— WHAT THE EXERCISE ASKS —
Give an exact copy of every line, leaving images out.

— DATA SHOWN —
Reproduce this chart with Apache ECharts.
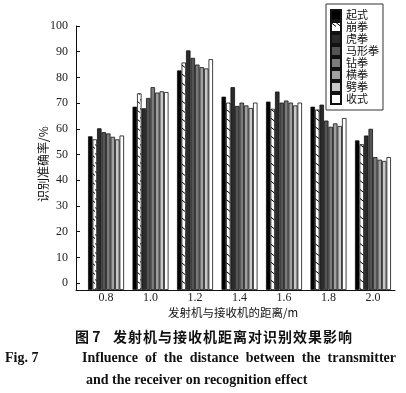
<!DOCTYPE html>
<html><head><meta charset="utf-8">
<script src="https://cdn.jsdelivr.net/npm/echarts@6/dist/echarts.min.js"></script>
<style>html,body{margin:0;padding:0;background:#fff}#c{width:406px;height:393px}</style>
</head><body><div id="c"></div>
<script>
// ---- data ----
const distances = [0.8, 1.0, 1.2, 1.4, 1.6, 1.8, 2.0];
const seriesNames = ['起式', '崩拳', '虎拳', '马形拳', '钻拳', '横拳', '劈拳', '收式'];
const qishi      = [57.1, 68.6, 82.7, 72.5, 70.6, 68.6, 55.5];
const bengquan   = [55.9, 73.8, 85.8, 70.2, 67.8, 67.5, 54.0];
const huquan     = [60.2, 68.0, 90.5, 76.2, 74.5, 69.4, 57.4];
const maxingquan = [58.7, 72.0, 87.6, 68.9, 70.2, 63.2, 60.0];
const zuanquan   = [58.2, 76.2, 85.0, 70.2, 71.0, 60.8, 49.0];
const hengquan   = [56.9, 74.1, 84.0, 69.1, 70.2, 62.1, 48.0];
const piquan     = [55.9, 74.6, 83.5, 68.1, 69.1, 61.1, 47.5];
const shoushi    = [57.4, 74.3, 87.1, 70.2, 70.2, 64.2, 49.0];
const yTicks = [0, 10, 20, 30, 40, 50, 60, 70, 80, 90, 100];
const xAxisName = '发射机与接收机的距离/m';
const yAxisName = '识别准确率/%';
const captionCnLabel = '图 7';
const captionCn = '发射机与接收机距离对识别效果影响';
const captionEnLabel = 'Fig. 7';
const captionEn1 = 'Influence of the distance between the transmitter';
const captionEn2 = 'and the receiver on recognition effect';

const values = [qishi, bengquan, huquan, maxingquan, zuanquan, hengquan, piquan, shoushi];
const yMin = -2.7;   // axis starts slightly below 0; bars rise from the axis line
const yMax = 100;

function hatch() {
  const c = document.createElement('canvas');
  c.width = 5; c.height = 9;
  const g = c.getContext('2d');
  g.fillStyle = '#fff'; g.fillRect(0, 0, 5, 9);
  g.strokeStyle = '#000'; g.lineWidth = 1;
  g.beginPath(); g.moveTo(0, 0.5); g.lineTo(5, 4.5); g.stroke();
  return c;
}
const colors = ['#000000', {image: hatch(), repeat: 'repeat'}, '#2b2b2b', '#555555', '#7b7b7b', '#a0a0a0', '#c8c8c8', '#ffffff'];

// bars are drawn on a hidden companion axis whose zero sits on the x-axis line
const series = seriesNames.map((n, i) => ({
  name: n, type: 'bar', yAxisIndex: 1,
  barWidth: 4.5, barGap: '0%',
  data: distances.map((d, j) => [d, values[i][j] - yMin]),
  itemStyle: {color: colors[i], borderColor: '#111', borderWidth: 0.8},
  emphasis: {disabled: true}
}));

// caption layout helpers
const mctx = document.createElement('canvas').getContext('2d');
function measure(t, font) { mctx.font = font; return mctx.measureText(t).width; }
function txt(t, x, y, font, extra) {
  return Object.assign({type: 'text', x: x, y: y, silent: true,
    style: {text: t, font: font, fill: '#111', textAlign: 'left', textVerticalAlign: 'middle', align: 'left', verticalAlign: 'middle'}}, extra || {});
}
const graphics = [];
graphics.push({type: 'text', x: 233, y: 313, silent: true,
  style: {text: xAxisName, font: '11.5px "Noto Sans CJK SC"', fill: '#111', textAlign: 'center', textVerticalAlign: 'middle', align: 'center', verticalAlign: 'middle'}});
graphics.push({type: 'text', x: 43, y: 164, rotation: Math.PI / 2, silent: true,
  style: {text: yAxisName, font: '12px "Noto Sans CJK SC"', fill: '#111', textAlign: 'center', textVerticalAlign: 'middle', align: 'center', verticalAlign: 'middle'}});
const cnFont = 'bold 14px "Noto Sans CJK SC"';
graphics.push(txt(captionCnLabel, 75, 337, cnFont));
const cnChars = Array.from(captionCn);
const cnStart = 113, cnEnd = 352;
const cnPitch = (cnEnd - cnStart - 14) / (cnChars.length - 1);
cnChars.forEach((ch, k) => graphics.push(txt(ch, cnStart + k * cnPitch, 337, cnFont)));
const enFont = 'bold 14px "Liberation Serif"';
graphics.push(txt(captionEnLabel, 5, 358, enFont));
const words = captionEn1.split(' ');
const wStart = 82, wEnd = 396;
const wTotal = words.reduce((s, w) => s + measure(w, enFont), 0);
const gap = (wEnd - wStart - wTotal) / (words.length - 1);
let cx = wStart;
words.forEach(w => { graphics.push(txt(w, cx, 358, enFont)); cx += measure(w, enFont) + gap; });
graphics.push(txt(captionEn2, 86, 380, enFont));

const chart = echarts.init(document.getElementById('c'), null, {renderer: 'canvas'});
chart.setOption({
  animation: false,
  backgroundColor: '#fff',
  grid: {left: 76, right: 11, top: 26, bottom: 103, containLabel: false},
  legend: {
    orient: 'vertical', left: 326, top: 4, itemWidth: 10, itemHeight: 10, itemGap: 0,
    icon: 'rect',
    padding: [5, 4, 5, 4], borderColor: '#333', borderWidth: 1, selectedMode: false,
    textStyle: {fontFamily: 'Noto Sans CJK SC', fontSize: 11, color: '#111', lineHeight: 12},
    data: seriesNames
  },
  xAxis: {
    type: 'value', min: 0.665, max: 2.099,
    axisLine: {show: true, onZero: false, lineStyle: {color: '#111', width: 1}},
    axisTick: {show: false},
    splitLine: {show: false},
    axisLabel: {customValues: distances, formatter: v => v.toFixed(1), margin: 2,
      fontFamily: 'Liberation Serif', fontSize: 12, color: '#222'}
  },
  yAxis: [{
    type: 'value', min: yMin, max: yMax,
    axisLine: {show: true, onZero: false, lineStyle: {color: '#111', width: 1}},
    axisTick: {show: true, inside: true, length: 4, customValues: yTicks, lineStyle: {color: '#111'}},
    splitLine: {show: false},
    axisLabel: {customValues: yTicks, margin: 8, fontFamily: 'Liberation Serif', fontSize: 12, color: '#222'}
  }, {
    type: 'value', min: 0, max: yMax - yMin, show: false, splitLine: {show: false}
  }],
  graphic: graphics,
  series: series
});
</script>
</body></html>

— TASK ANSWER —
Reproduce this chart with Apache ECharts.
<!DOCTYPE html>
<html><head><meta charset="utf-8">
<script src="https://cdn.jsdelivr.net/npm/echarts@6/dist/echarts.min.js"></script>
<style>html,body{margin:0;padding:0;background:#fff}#c{width:406px;height:393px}</style>
</head><body><div id="c"></div>
<script>
// ---- data ----
const distances = [0.8, 1.0, 1.2, 1.4, 1.6, 1.8, 2.0];
const seriesNames = ['起式', '崩拳', '虎拳', '马形拳', '钻拳', '横拳', '劈拳', '收式'];
const qishi      = [57.1, 68.6, 82.7, 72.5, 70.6, 68.6, 55.5];
const bengquan   = [55.9, 73.8, 85.8, 70.2, 67.8, 67.5, 54.0];
const huquan     = [60.2, 68.0, 90.5, 76.2, 74.5, 69.4, 57.4];
const maxingquan = [58.7, 72.0, 87.6, 68.9, 70.2, 63.2, 60.0];
const zuanquan   = [58.2, 76.2, 85.0, 70.2, 71.0, 60.8, 49.0];
const hengquan   = [56.9, 74.1, 84.0, 69.1, 70.2, 62.1, 48.0];
const piquan     = [55.9, 74.6, 83.5, 68.1, 69.1, 61.1, 47.5];
const shoushi    = [57.4, 74.3, 87.1, 70.2, 70.2, 64.2, 49.0];
const yTicks = [0, 10, 20, 30, 40, 50, 60, 70, 80, 90, 100];
const xAxisName = '发射机与接收机的距离/m';
const yAxisName = '识别准确率/%';
const captionCnLabel = '图 7';
const captionCn = '发射机与接收机距离对识别效果影响';
const captionEnLabel = 'Fig. 7';
const captionEn1 = 'Influence of the distance between the transmitter';
const captionEn2 = 'and the receiver on recognition effect';

const values = [qishi, bengquan, huquan, maxingquan, zuanquan, hengquan, piquan, shoushi];
const yMin = -2.7;   // axis starts slightly below 0; bars rise from the axis line
const yMax = 100;

function hatch() {
  const c = document.createElement('canvas');
  c.width = 5; c.height = 9;
  const g = c.getContext('2d');
  g.fillStyle = '#fff'; g.fillRect(0, 0, 5, 9);
  g.strokeStyle = '#000'; g.lineWidth = 1;
  g.beginPath(); g.moveTo(0, 0.5); g.lineTo(5, 4.5); g.stroke();
  return c;
}
const colors = ['#000000', {image: hatch(), repeat: 'repeat'}, '#2b2b2b', '#555555', '#7b7b7b', '#a0a0a0', '#c8c8c8', '#ffffff'];

// bars are drawn on a hidden companion axis whose zero sits on the x-axis line
const series = seriesNames.map((n, i) => ({
  name: n, type: 'bar', yAxisIndex: 1,
  barWidth: 4.5, barGap: '0%',
  data: distances.map((d, j) => [d, values[i][j] - yMin]),
  itemStyle: {color: colors[i], borderColor: '#111', borderWidth: 0.8},
  emphasis: {disabled: true}
}));

// caption layout helpers
const mctx = document.createElement('canvas').getContext('2d');
function measure(t, font) { mctx.font = font; return mctx.measureText(t).width; }
function txt(t, x, y, font, extra) {
  return Object.assign({type: 'text', x: x, y: y, silent: true,
    style: {text: t, font: font, fill: '#111', textAlign: 'left', textVerticalAlign: 'middle', align: 'left', verticalAlign: 'middle'}}, extra || {});
}
const graphics = [];
graphics.push({type: 'text', x: 233, y: 313, silent: true,
  style: {text: xAxisName, font: '11.5px "Noto Sans CJK SC"', fill: '#111', textAlign: 'center', textVerticalAlign: 'middle', align: 'center', verticalAlign: 'middle'}});
graphics.push({type: 'text', x: 43, y: 164, rotation: Math.PI / 2, silent: true,
  style: {text: yAxisName, font: '12px "Noto Sans CJK SC"', fill: '#111', textAlign: 'center', textVerticalAlign: 'middle', align: 'center', verticalAlign: 'middle'}});
const cnFont = 'bold 14px "Noto Sans CJK SC"';
graphics.push(txt(captionCnLabel, 75, 337, cnFont));
const cnChars = Array.from(captionCn);
const cnStart = 113, cnEnd = 352;
const cnPitch = (cnEnd - cnStart - 14) / (cnChars.length - 1);
cnChars.forEach((ch, k) => graphics.push(txt(ch, cnStart + k * cnPitch, 337, cnFont)));
const enFont = 'bold 14px "Liberation Serif"';
graphics.push(txt(captionEnLabel, 5, 358, enFont));
const words = captionEn1.split(' ');
const wStart = 82, wEnd = 396;
const wTotal = words.reduce((s, w) => s + measure(w, enFont), 0);
const gap = (wEnd - wStart - wTotal) / (words.length - 1);
let cx = wStart;
words.forEach(w => { graphics.push(txt(w, cx, 358, enFont)); cx += measure(w, enFont) + gap; });
graphics.push(txt(captionEn2, 86, 380, enFont));

const chart = echarts.init(document.getElementById('c'), null, {renderer: 'canvas'});
chart.setOption({
  animation: false,
  backgroundColor: '#fff',
  grid: {left: 76, right: 11, top: 26, bottom: 103, containLabel: false},
  legend: {
    orient: 'vertical', left: 326, top: 4, itemWidth: 10, itemHeight: 10, itemGap: 0,
    icon: 'rect',
    padding: [5, 4, 5, 4], borderColor: '#333', borderWidth: 1, selectedMode: false,
    textStyle: {fontFamily: 'Noto Sans CJK SC', fontSize: 11, color: '#111', lineHeight: 12},
    data: seriesNames
  },
  xAxis: {
    type: 'value', min: 0.665, max: 2.099,
    axisLine: {show: true, onZero: false, lineStyle: {color: '#111', width: 1}},
    axisTick: {show: false},
    splitLine: {show: false},
    axisLabel: {customValues: distances, formatter: v => v.toFixed(1), margin: 2,
      fontFamily: 'Liberation Serif', fontSize: 12, color: '#222'}
  },
  yAxis: [{
    type: 'value', min: yMin, max: yMax,
    axisLine: {show: true, onZero: false, lineStyle: {color: '#111', width: 1}},
    axisTick: {show: true, inside: true, length: 4, customValues: yTicks, lineStyle: {color: '#111'}},
    splitLine: {show: false},
    axisLabel: {customValues: yTicks, margin: 8, fontFamily: 'Liberation Serif', fontSize: 12, color: '#222'}
  }, {
    type: 'value', min: 0, max: yMax - yMin, show: false, splitLine: {show: false}
  }],
  graphic: graphics,
  series: series
});
</script>
</body></html>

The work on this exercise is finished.